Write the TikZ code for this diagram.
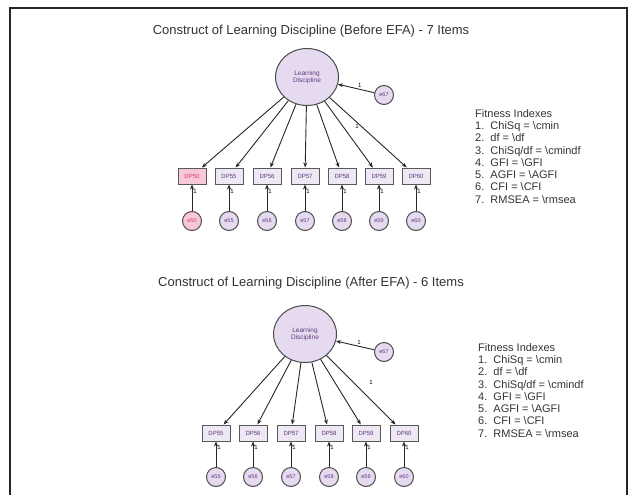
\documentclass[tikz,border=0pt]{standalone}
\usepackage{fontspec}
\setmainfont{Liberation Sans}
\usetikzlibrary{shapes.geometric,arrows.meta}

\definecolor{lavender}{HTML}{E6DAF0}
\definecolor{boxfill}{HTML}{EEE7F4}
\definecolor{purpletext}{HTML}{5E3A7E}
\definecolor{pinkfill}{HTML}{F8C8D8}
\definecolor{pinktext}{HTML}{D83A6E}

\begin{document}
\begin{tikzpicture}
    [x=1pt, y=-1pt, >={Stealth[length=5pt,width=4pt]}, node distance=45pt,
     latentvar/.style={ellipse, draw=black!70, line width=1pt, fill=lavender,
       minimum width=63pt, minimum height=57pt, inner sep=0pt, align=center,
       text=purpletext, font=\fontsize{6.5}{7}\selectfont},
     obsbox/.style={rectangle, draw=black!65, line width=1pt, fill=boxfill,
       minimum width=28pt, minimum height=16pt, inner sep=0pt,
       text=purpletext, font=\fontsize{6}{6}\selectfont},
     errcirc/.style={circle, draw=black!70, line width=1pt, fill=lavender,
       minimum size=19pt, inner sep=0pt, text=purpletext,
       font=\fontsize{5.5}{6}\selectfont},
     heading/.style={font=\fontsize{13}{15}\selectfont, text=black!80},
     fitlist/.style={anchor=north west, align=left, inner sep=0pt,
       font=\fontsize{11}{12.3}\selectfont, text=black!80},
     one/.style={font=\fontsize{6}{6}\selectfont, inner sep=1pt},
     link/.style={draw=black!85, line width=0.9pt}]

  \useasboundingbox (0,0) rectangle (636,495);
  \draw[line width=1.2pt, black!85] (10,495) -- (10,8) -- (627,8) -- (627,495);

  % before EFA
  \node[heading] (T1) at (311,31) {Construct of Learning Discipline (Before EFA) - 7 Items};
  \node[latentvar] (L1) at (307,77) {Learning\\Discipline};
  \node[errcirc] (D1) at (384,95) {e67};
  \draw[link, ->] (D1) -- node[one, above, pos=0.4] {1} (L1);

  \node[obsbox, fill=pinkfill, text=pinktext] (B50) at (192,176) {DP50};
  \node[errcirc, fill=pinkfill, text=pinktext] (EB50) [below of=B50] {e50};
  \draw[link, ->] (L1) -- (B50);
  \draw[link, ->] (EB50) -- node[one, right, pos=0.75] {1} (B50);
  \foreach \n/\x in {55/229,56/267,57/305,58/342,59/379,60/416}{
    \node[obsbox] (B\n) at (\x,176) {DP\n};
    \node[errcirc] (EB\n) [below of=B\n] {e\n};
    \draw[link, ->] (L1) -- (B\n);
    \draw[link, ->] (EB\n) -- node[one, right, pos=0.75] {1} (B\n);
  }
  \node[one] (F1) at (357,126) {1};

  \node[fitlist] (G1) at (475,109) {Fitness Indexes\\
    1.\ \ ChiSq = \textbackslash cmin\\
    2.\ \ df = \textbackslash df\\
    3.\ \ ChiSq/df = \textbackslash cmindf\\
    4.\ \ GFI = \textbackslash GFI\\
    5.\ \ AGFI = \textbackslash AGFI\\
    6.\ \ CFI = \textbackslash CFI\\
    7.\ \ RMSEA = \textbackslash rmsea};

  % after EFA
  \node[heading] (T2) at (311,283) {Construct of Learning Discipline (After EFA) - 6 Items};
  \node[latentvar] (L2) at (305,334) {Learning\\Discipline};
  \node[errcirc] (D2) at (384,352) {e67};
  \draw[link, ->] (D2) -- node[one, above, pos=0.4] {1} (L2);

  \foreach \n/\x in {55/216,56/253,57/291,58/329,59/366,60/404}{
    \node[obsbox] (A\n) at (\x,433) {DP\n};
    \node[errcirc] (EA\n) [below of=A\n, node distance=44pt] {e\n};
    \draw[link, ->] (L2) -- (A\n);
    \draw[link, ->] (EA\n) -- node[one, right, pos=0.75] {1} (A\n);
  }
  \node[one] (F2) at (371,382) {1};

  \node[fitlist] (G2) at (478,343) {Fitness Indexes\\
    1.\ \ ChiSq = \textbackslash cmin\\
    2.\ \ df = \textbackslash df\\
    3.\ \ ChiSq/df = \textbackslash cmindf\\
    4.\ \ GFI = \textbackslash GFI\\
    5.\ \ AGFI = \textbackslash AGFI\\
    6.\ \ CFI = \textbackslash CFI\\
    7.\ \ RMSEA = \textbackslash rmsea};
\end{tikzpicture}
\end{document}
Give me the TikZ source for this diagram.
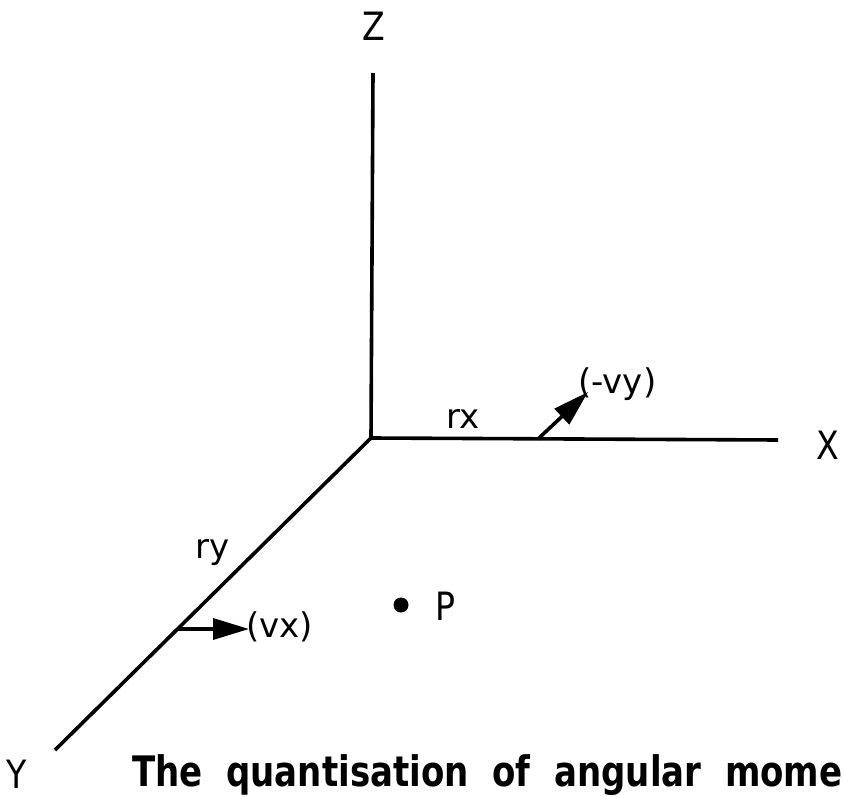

◆ The task ◆
What comes back should match the records exactly, minus any pictures.

◆ Answer to the task ◆
Write the TikZ code for this diagram.
\documentclass[tikz,border=0pt]{standalone}
\usepackage{fontspec}
\setmainfont{Liberation Sans}
\usetikzlibrary{shapes.geometric,arrows.meta}

\definecolor{lavender}{HTML}{E6DAF0}
\definecolor{boxfill}{HTML}{EEE7F4}
\definecolor{purpletext}{HTML}{5E3A7E}
\definecolor{pinkfill}{HTML}{F8C8D8}
\definecolor{pinktext}{HTML}{D83A6E}

\begin{document}
\begin{tikzpicture}
    [x=1pt, y=-1pt, >={Stealth[length=5pt,width=4pt]}, node distance=45pt,
     latentvar/.style={ellipse, draw=black!70, line width=1pt, fill=lavender,
       minimum width=63pt, minimum height=57pt, inner sep=0pt, align=center,
       text=purpletext, font=\fontsize{6.5}{7}\selectfont},
     obsbox/.style={rectangle, draw=black!65, line width=1pt, fill=boxfill,
       minimum width=28pt, minimum height=16pt, inner sep=0pt,
       text=purpletext, font=\fontsize{6}{6}\selectfont},
     errcirc/.style={circle, draw=black!70, line width=1pt, fill=lavender,
       minimum size=19pt, inner sep=0pt, text=purpletext,
       font=\fontsize{5.5}{6}\selectfont},
     heading/.style={font=\fontsize{13}{15}\selectfont, text=black!80},
     fitlist/.style={anchor=north west, align=left, inner sep=0pt,
       font=\fontsize{11}{12.3}\selectfont, text=black!80},
     one/.style={font=\fontsize{6}{6}\selectfont, inner sep=1pt},
     link/.style={draw=black!85, line width=0.9pt}]

  \useasboundingbox (0,0) rectangle (636,495);
  \draw[line width=1.2pt, black!85] (10,495) -- (10,8) -- (627,8) -- (627,495);

  % before EFA
  \node[heading] (T1) at (311,31) {Construct of Learning Discipline (Before EFA) - 7 Items};
  \node[latentvar] (L1) at (307,77) {Learning\\Discipline};
  \node[errcirc] (D1) at (384,95) {e67};
  \draw[link, ->] (D1) -- node[one, above, pos=0.4] {1} (L1);

  \node[obsbox, fill=pinkfill, text=pinktext] (B50) at (192,176) {DP50};
  \node[errcirc, fill=pinkfill, text=pinktext] (EB50) [below of=B50] {e50};
  \draw[link, ->] (L1) -- (B50);
  \draw[link, ->] (EB50) -- node[one, right, pos=0.75] {1} (B50);
  \foreach \n/\x in {55/229,56/267,57/305,58/342,59/379,60/416}{
    \node[obsbox] (B\n) at (\x,176) {DP\n};
    \node[errcirc] (EB\n) [below of=B\n] {e\n};
    \draw[link, ->] (L1) -- (B\n);
    \draw[link, ->] (EB\n) -- node[one, right, pos=0.75] {1} (B\n);
  }
  \node[one] (F1) at (357,126) {1};

  \node[fitlist] (G1) at (475,109) {Fitness Indexes\\
    1.\ \ ChiSq = \textbackslash cmin\\
    2.\ \ df = \textbackslash df\\
    3.\ \ ChiSq/df = \textbackslash cmindf\\
    4.\ \ GFI = \textbackslash GFI\\
    5.\ \ AGFI = \textbackslash AGFI\\
    6.\ \ CFI = \textbackslash CFI\\
    7.\ \ RMSEA = \textbackslash rmsea};

  % after EFA
  \node[heading] (T2) at (311,283) {Construct of Learning Discipline (After EFA) - 6 Items};
  \node[latentvar] (L2) at (305,334) {Learning\\Discipline};
  \node[errcirc] (D2) at (384,352) {e67};
  \draw[link, ->] (D2) -- node[one, above, pos=0.4] {1} (L2);

  \foreach \n/\x in {55/216,56/253,57/291,58/329,59/366,60/404}{
    \node[obsbox] (A\n) at (\x,433) {DP\n};
    \node[errcirc] (EA\n) [below of=A\n, node distance=44pt] {e\n};
    \draw[link, ->] (L2) -- (A\n);
    \draw[link, ->] (EA\n) -- node[one, right, pos=0.75] {1} (A\n);
  }
  \node[one] (F2) at (371,382) {1};

  \node[fitlist] (G2) at (478,343) {Fitness Indexes\\
    1.\ \ ChiSq = \textbackslash cmin\\
    2.\ \ df = \textbackslash df\\
    3.\ \ ChiSq/df = \textbackslash cmindf\\
    4.\ \ GFI = \textbackslash GFI\\
    5.\ \ AGFI = \textbackslash AGFI\\
    6.\ \ CFI = \textbackslash CFI\\
    7.\ \ RMSEA = \textbackslash rmsea};
\end{tikzpicture}
\end{document}
Give me the TikZ source for this diagram.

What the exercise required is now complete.